## start

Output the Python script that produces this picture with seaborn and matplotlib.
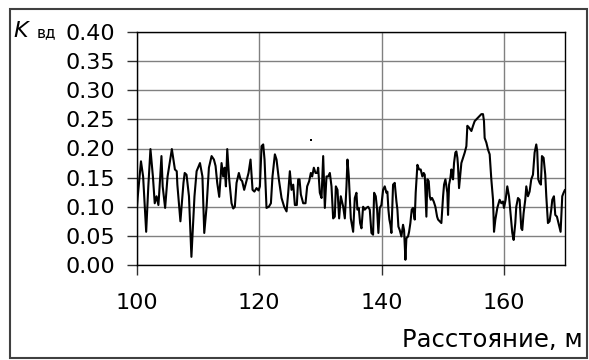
import numpy as np
import pandas as pd
import matplotlib
matplotlib.use("Agg")
import matplotlib.pyplot as plt
import seaborn as sns
from matplotlib.patches import Rectangle

# ---- data ----
dist = [
    100.0, 100.1, 100.65, 101.0, 101.5, 101.85, 102.2, 102.6, 102.9, 103.2, 103.5, 103.6,
    104.0, 104.2, 104.6, 105.0, 105.7, 106.2, 106.5, 106.6, 107.1, 107.6, 107.8, 108.1,
    108.5, 108.9, 109.4, 109.75, 110.3, 110.7, 111.0,
    111.38, 111.76, 112.2, 112.58, 112.85, 113.12, 113.45, 113.83, 114.1, 114.32, 114.54,
    114.76, 115.08, 115.46, 115.74, 116.0, 116.28, 116.66, 116.93, 117.2, 117.53, 117.9,
    118.24, 118.57, 118.9, 119.2, 119.55, 119.88, 120.1, 120.37, 120.64, 120.86, 121.18,
    121.56, 121.9, 122.16,
    122.55, 122.82, 123.2, 123.64, 124.07, 124.46, 124.73, 125.0, 125.27, 125.55, 125.82,
    126.14, 126.36, 126.58, 126.8, 127.18, 127.56, 127.83, 128.16, 128.43, 128.65, 128.92,
    129.2, 129.47, 129.63, 129.9, 130.18, 130.45, 130.72, 130.99, 131.27, 131.54, 131.81,
    132.08, 132.35, 132.52, 132.79, 133.06, 133.33, 133.72, 133.99, 134.26, 134.42, 134.64,
    134.97, 135.35,
    135.62, 135.89, 136.05, 136.27, 136.49, 136.71, 136.98, 137.25, 137.52, 137.8, 138.07,
    138.34, 138.61, 138.78, 139.05, 139.27, 139.48, 139.7, 139.97, 140.25, 140.52, 140.79,
    140.95, 141.12, 141.28, 141.45, 141.61, 141.88, 142.15, 142.43, 142.59, 142.75, 142.97,
    143.24, 143.51, 143.68, 143.9, 144.06, 144.33, 144.5, 144.71, 144.93, 145.15, 145.42,
    145.58, 145.86, 146.13, 146.4, 146.67, 146.89, 147.06, 147.33, 147.49,
    147.71, 147.88, 148.04, 148.26, 148.53, 148.8, 149.08, 149.24, 149.51, 149.78, 150.06,
    150.22, 150.44, 150.6, 150.76, 150.87, 151.04, 151.25, 151.42, 151.58, 151.69, 151.85,
    152.07, 152.23, 152.4, 152.5, 152.67, 152.89, 153.05, 153.32, 153.6, 153.87, 154.03,
    154.3, 154.69, 154.96, 155.23, 155.5, 155.77, 156.05, 156.32, 156.59, 156.75, 156.86,
    157.14, 157.41, 157.68, 157.95, 158.23, 158.39, 158.61, 158.93, 159.31, 159.59, 159.86,
    160.02, 160.29, 160.56, 160.84, 161.11, 161.38, 161.6, 161.87, 162.03, 162.31, 162.58,
    162.85, 163.01, 163.23, 163.5, 163.67, 163.94, 164.21, 164.48, 164.76, 165.03, 165.3,
    165.46, 165.63, 165.85, 166.06, 166.23, 166.5, 166.77, 166.94, 167.21, 167.48, 167.75,
    167.92, 168.19, 168.41, 168.68, 169.0, 169.28, 169.55, 169.77, 169.99,
]
kvd = [
    0.100, 0.115, 0.178, 0.152, 0.057, 0.135, 0.199, 0.152, 0.106, 0.118, 0.103, 0.118,
    0.187, 0.135, 0.098, 0.152, 0.199, 0.164, 0.161, 0.138, 0.075, 0.141, 0.158, 0.155,
    0.118, 0.014, 0.118, 0.161, 0.175, 0.152, 0.055,
    0.100, 0.167, 0.187, 0.181, 0.170, 0.141, 0.117, 0.175, 0.152, 0.167, 0.135,
    0.199, 0.147, 0.106, 0.097, 0.100, 0.141, 0.158, 0.147, 0.144, 0.129, 0.144,
    0.158, 0.181, 0.129, 0.126, 0.132, 0.128, 0.135, 0.204, 0.207, 0.181, 0.098,
    0.100, 0.106, 0.152,
    0.190, 0.181, 0.147, 0.115, 0.100, 0.092, 0.124, 0.161, 0.129, 0.138, 0.103,
    0.103, 0.147, 0.147, 0.121, 0.106, 0.106, 0.135, 0.144, 0.158, 0.152, 0.167,
    0.158, 0.158, 0.167, 0.124, 0.115, 0.187, 0.098, 0.152, 0.152, 0.158, 0.135,
    0.080, 0.083, 0.135, 0.129, 0.080, 0.118, 0.100, 0.080, 0.135, 0.181, 0.152,
    0.080, 0.057,
    0.115, 0.124, 0.095, 0.098, 0.072, 0.063, 0.100, 0.095, 0.098, 0.100, 0.095,
    0.055, 0.052, 0.124, 0.118, 0.095, 0.055, 0.098, 0.103, 0.129, 0.135, 0.124,
    0.126, 0.095, 0.078, 0.069, 0.055, 0.138, 0.141, 0.109, 0.095, 0.066, 0.060,
    0.049, 0.069, 0.060, 0.009, 0.046, 0.049, 0.057, 0.072, 0.095, 0.098, 0.078,
    0.124, 0.172, 0.164, 0.164, 0.152, 0.158, 0.155, 0.083, 0.147,
    0.144, 0.118, 0.112, 0.115, 0.109, 0.100, 0.083, 0.078, 0.075, 0.072, 0.118,
    0.138, 0.147, 0.135, 0.124, 0.086, 0.138, 0.149, 0.164, 0.152, 0.147, 0.175,
    0.193, 0.195, 0.184, 0.170, 0.132, 0.158, 0.175, 0.184, 0.193, 0.204, 0.239,
    0.236, 0.230, 0.239, 0.247, 0.250, 0.253, 0.256, 0.259, 0.259, 0.247, 0.218,
    0.210, 0.198, 0.190, 0.147, 0.112, 0.057, 0.078, 0.098, 0.112, 0.106, 0.109,
    0.098, 0.112, 0.135, 0.118, 0.086, 0.055, 0.043, 0.072, 0.100, 0.115, 0.112,
    0.063, 0.060, 0.089, 0.112, 0.135, 0.118, 0.126, 0.147, 0.155, 0.193, 0.207,
    0.195, 0.147, 0.141, 0.138, 0.187, 0.184, 0.155, 0.118, 0.072, 0.075, 0.095,
    0.112, 0.118, 0.086, 0.083, 0.069, 0.057, 0.118, 0.124, 0.129,
]
stray_x = [128.5]
stray_y = [0.214]

x_ticks = [100, 120, 140, 160]
y_ticks = [0.00, 0.05, 0.10, 0.15, 0.20, 0.25, 0.30, 0.35, 0.40]
x_label = "Расстояние, м"

df = pd.DataFrame({"dist": dist, "kvd": kvd})

sns.set_theme(style="ticks")
plt.rcParams["font.family"] = ["DejaVu Sans"]

W, H = 589, 360
fig = plt.figure(figsize=(W / 100, H / 100), dpi=100)
ax = fig.add_axes([137 / W, 1 - 265 / H, (565 - 137) / W, (265 - 32) / H])

sns.lineplot(data=df, x="dist", y="kvd", ax=ax, color="black", linewidth=1.5,
             estimator=None, sort=False)
ax.scatter(stray_x, stray_y, marker="s", s=3, color="black", linewidths=0, zorder=3)

ax.set_xlim(100, 170)
ax.set_ylim(0, 0.40)
ax.set_xticks(x_ticks)
ax.set_yticks(y_ticks)
ax.set_yticklabels([f"{v:.2f}" for v in y_ticks])
ax.set_xlabel("")
ax.set_ylabel("")
ax.grid(True, color="#808080", linewidth=1.0, zorder=0)
for s in ax.spines.values():
    s.set_visible(True)
    s.set_color("black")
    s.set_linewidth(1.0)
ax.tick_params(axis="x", length=7, width=1.0, color="#303030", labelsize=16,
               labelcolor="black", pad=13, bottom=True, top=False)
ax.tick_params(axis="y", length=7, width=1.0, color="#303030", labelsize=16,
               labelcolor="black", pad=9, left=True, right=False)

fig.text(583 / W, 1 - 347 / H, x_label, ha="right", va="baseline", fontsize=17.5, color="black")
fig.text(13 / W, 1 - 37 / H, "K", ha="left", va="baseline", fontsize=16,
         style="italic", color="black")
fig.text(37 / W, 1 - 37 / H, "вд", ha="left", va="baseline", fontsize=11, color="black")

fig.patches.append(Rectangle((10 / W, 1 - 358 / H), (587 - 10) / W, (358 - 9) / H,
                             transform=fig.transFigure, fill=False,
                             edgecolor="#404040", linewidth=1.5))

fig.savefig("out.png", dpi=100)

## end

REQUIREMENTS:
Could the lines from the top of the material through the line with "from matplotlib.patches import Rectangle" be repeated exactly, pictures left out?

TASK RESPONSE:
Output the Python script that produces this picture with seaborn and matplotlib.
import numpy as np
import pandas as pd
import matplotlib
matplotlib.use("Agg")
import matplotlib.pyplot as plt
import seaborn as sns
from matplotlib.patches import Rectangle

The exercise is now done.